The Liberals did not lose in 2014 because they did not have a database. They had one which, if properly used, was more than adequate. However, it required effort to be effective. Its benefits were proportional to the time that was put into entering and retrieving data. Consequently, in some seats,  it was as useless as tits on a bull.

The Liberals, in 2014, failed to target critical seats in the right way: that was not about databases, it was about attitude.

For centuries the wise have understood that you never count your chickens before they hatch. Yet there was a feeling among many senior MPs that the election was a necessary irritation on their way to the white car. There was a feeling that, by making themselves as small a target as possible, they could not lose.

Instead of picking the best and most suitable candidates for seats, powerbrokers more interested in shoring up factional power in the party room ensured that some critical marginal seats went to someone they thought they could later rely on.
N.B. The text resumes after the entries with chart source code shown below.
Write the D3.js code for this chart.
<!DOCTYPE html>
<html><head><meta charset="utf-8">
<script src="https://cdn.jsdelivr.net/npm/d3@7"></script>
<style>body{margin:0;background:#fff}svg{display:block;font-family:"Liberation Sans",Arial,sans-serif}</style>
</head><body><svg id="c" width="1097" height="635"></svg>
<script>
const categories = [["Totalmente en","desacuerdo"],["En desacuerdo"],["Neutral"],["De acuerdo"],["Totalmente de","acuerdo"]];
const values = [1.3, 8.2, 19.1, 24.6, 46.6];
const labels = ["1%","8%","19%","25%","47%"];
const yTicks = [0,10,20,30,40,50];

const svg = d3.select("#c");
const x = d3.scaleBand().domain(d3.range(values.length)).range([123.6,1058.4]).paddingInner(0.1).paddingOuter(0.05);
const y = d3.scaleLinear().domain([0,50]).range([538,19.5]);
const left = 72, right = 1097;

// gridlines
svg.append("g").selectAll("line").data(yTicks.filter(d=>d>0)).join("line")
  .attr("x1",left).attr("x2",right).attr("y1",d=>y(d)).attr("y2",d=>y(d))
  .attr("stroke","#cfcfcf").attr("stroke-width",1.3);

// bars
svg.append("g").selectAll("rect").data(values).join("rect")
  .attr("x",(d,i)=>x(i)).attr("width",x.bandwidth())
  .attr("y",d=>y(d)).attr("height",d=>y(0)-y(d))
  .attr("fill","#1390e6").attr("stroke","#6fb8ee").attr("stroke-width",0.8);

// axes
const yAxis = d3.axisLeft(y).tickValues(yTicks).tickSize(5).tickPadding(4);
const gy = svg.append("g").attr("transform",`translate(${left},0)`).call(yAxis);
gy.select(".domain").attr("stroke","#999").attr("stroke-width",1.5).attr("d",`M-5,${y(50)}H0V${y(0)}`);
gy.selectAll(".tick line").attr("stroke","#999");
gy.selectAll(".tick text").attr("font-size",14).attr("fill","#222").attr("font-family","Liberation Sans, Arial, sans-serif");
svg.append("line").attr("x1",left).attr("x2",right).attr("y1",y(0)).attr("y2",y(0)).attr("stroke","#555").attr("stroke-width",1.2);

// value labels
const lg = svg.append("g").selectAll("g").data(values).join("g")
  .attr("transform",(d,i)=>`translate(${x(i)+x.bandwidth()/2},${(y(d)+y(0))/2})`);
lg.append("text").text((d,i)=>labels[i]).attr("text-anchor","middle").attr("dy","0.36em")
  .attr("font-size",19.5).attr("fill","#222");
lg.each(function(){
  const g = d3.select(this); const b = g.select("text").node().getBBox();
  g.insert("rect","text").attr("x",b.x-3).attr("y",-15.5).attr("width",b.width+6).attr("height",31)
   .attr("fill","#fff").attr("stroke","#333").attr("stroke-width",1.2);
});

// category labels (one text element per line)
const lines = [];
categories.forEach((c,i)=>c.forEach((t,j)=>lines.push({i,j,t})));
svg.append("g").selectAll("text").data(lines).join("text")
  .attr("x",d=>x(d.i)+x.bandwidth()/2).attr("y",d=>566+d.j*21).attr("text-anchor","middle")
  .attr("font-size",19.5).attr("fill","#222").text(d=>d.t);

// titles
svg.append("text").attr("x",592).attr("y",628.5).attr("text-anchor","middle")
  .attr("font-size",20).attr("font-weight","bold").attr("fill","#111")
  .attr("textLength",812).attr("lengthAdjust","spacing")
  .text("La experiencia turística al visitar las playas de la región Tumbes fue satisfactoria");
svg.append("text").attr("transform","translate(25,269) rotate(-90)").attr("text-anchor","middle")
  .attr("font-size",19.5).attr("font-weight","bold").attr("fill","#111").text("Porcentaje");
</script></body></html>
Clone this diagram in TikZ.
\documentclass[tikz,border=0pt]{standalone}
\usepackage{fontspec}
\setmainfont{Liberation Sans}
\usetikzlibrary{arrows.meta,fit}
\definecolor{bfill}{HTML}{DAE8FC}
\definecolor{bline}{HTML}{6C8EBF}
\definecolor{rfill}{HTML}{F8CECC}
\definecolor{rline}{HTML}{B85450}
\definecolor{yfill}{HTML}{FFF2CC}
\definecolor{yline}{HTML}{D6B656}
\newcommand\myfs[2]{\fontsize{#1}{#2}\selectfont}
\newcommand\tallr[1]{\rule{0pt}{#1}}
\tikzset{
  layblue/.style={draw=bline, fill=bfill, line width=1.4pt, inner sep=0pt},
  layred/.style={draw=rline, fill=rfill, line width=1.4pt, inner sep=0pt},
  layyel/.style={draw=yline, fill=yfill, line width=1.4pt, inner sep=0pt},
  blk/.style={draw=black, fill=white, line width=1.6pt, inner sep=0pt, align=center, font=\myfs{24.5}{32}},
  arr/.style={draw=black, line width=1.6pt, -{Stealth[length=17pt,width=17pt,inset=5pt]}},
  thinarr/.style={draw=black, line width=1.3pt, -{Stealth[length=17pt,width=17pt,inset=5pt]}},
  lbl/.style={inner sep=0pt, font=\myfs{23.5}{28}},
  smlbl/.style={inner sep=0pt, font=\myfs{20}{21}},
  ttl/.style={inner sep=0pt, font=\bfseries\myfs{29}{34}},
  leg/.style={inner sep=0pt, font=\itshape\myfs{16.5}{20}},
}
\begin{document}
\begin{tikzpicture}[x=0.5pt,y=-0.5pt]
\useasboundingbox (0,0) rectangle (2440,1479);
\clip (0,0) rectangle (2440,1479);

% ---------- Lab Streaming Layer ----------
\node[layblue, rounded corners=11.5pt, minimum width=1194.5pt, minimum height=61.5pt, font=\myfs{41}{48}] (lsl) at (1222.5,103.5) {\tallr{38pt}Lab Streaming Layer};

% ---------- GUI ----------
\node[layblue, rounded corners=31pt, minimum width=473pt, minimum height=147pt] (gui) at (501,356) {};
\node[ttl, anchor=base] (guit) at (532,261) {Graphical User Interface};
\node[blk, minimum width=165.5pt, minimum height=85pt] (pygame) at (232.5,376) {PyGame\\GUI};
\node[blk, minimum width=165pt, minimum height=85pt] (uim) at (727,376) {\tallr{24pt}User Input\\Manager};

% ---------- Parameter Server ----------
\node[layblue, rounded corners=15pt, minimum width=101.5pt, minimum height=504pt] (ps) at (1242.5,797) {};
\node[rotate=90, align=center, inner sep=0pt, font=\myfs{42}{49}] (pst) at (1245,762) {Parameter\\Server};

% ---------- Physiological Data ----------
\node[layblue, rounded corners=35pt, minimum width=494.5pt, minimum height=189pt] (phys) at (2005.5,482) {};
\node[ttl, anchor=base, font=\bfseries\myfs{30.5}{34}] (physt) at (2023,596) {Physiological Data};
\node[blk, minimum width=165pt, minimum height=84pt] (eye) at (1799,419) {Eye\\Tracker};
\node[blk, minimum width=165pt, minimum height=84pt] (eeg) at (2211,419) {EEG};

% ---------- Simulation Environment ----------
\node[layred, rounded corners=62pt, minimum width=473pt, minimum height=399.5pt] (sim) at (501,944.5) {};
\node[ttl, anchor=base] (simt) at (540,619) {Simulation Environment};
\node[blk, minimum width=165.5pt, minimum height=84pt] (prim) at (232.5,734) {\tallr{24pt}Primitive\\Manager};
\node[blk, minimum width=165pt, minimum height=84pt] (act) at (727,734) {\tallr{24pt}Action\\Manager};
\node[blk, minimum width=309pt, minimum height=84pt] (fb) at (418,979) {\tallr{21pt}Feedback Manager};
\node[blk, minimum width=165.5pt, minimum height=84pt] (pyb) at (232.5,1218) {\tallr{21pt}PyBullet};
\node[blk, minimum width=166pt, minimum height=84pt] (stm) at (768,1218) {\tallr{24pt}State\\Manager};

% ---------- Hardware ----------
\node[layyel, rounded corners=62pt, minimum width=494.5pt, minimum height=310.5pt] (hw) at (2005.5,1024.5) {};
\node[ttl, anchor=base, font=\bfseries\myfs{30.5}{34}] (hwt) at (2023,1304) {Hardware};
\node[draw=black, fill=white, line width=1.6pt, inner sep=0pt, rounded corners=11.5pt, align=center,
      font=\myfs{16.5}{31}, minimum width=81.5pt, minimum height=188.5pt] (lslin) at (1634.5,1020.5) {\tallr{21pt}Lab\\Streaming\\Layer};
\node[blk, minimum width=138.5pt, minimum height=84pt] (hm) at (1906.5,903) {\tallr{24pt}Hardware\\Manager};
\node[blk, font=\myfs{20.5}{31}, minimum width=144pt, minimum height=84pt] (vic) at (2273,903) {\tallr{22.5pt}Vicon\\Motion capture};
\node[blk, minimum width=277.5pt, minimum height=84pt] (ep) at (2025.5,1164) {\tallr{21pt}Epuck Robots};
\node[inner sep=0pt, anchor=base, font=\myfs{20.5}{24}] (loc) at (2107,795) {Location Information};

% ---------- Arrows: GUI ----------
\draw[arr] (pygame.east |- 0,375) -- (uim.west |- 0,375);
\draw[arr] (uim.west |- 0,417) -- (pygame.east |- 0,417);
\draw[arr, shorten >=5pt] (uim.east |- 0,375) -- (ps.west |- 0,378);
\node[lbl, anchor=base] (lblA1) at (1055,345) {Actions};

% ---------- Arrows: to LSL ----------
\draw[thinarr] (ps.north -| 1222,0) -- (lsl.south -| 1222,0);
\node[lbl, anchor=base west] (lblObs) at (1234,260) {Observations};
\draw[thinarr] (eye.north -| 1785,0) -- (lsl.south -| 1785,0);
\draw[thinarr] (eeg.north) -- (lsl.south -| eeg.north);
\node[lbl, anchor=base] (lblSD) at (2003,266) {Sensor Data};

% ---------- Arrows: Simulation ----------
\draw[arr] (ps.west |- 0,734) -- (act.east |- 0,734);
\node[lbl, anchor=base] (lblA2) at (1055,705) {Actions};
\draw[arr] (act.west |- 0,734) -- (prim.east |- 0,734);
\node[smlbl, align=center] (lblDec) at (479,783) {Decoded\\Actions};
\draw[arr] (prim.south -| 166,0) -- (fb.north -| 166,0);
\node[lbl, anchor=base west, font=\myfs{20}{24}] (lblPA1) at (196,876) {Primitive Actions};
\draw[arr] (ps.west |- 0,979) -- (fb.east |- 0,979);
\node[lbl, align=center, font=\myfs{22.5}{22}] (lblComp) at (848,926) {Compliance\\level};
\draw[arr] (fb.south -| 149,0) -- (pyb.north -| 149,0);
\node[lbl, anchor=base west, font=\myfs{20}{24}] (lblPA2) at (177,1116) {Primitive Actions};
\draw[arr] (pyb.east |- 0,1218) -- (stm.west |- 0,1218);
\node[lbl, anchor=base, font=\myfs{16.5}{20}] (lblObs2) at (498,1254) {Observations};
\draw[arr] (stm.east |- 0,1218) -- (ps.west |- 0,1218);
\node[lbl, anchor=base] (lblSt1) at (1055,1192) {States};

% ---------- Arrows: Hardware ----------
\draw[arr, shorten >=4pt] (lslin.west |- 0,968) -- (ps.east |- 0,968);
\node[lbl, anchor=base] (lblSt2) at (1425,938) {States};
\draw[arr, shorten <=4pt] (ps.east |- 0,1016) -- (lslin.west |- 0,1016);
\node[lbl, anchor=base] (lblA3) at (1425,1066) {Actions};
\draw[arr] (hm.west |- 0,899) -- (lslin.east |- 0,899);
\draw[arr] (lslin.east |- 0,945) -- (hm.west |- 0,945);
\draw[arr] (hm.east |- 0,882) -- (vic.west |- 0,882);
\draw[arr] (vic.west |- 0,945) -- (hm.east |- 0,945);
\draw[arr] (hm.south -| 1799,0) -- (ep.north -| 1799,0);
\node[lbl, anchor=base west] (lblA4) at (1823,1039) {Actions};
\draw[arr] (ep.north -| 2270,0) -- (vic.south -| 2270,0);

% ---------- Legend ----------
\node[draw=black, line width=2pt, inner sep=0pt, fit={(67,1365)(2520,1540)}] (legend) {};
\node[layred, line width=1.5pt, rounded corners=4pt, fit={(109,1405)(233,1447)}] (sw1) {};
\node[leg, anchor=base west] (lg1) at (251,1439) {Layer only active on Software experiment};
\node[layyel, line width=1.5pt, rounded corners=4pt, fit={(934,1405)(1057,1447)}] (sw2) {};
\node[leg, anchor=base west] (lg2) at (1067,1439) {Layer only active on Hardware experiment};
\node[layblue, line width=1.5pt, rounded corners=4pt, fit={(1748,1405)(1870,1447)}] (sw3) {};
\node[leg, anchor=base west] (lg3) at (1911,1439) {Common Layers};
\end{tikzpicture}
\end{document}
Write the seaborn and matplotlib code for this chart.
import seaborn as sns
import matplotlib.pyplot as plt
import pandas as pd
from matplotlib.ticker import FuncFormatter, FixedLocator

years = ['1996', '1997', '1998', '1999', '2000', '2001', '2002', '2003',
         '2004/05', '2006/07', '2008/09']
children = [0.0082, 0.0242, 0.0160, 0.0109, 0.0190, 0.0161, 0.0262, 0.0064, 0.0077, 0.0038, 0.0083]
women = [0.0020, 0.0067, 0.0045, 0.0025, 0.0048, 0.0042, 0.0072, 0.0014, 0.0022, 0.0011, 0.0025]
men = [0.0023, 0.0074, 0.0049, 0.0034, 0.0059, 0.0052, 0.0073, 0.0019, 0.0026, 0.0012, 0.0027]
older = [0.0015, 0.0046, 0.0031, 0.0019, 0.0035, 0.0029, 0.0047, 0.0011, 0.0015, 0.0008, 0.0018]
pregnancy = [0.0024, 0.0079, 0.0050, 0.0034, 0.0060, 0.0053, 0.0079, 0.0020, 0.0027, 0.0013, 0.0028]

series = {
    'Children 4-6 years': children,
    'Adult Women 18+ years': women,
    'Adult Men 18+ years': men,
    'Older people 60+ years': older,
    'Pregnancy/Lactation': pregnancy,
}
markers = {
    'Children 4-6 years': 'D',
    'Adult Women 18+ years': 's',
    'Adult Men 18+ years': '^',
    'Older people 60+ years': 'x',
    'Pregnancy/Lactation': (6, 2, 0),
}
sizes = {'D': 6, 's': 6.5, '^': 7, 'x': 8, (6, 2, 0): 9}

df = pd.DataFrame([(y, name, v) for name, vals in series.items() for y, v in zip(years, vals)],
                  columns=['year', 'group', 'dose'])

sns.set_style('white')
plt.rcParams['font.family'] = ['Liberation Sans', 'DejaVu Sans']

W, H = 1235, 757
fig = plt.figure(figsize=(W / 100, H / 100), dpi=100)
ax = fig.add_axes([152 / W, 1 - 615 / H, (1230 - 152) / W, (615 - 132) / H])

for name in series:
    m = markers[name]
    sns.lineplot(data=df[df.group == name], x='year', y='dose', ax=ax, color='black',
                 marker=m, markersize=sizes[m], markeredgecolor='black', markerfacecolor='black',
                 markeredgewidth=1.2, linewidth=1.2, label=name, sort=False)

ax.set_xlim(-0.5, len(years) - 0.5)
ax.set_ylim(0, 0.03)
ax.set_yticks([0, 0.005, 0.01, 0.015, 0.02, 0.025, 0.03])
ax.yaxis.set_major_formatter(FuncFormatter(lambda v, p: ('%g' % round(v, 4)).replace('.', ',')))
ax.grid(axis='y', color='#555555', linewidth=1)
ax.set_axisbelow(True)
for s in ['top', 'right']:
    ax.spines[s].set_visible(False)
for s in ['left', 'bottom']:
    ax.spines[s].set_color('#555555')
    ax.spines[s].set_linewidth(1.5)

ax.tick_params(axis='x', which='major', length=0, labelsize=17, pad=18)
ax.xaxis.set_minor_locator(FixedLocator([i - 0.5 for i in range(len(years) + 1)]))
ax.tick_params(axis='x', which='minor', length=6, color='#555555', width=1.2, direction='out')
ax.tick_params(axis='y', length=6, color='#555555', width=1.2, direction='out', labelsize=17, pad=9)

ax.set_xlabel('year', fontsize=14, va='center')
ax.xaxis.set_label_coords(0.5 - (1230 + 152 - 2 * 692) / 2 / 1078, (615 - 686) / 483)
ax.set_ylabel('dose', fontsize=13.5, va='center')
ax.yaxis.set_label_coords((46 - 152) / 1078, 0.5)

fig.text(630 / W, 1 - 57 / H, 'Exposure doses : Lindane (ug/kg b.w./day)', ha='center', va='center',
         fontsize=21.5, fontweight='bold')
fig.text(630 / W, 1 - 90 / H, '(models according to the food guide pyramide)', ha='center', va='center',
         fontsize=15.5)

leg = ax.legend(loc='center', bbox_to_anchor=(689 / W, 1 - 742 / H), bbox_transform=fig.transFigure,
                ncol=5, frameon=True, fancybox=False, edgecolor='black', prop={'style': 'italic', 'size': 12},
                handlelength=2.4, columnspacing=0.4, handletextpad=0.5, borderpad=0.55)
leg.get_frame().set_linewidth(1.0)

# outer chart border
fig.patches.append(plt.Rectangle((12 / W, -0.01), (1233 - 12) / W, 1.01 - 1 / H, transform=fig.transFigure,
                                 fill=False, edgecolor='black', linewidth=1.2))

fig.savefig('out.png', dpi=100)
Potentially excellent candidates were overlooked.

But it went further. The late Dr Bob Such was considering retirement. When Sam Duluk was preselected for Such’s seat of Fisher, a number of Liberal MPs convinced Such of Duluk’s unsuitability. Such decided to re-contest the seat. Duluk now sits in the Parliament (in a different seat). What, then, made him so unacceptable? He was simply from the wrong faction.

The loss of Fisher cost this state four years of Liberal government. One can only hope that, since it also cost some of those involved approximately half a million dollars in lost salary, they might have learned something.

Chances are they have. In fact, if Steven Marshall is to be remembered for only one thing, it would be his ability to lead and maintain a parliamentary party more united that it has been for decades.

MPs have always made notes as they doorknocked. Toys in a yard are a fair indicator that the residents might be interested in education. A walking frame might indicate that that elector has a strong interest in health care. Noted in the database, such observations allow parties to target communication with specific electors. The i360 will automatically input a more comprehensive breadth of data than could normally be collected. It’s infinitely more efficient.

It’s not new. It’s no invasion of privacy. It will provide MPs with the ability to understand their electorates better and to target individuals precisely, but to what purpose?

If it is to shamelessly pork barrel critical seats – using public taxation to buy government – that’s hardly a step forward for democracy. If the tailored script tells you what you want to hear, deliberately fudges or ignores the issues that might lose your vote, that’s misleading and dishonest. If parties think our lives are so empty that we need yet more automated polls which “just take a minute of your time” or yet another recorded call from some political luminary talking at me, frankly, I’d rather the technology wasn’t used.

Elections are won one vote at a time. One elector, who does matter, casts every vote. Databases can give our politicians a better understanding of each of us and our individual values.

However, we don’t exist in splendid isolation. We live as a collective, as families and communities. Governments should try to govern in the best interests of the collective with as little intrusion into our individuality as possible.

We are attracted to policies that benefit ourselves, but that attraction is counter-balanced by what we see as good for our families, communities and those for whom we are building a legacy. Hopefully, it is circumscribed by our deepest values – a fair go, equity and compassion.

If i360 is used to inform us on matters that are important and relevant to us, it will improve our ability to make wise choices. But it’s a party’s policies and vision that will ultimately determine our choice.

Let’s hope the Liberal Party has not forgotten that we elect governments to take us towards a better future. South Australians are looking for a party of leaders with competency, integrity and vision.

If i360 is another power tool in the Liberal kit, good. If it’s a case of the media is the message, they will lose again.

Mark Brindal was a Liberal member of the South Australian Parliament from 1989 to 2006, and was Minister for Water Resources, Local Government, Youth and Employment and Training during the Olsen and Kerin governments.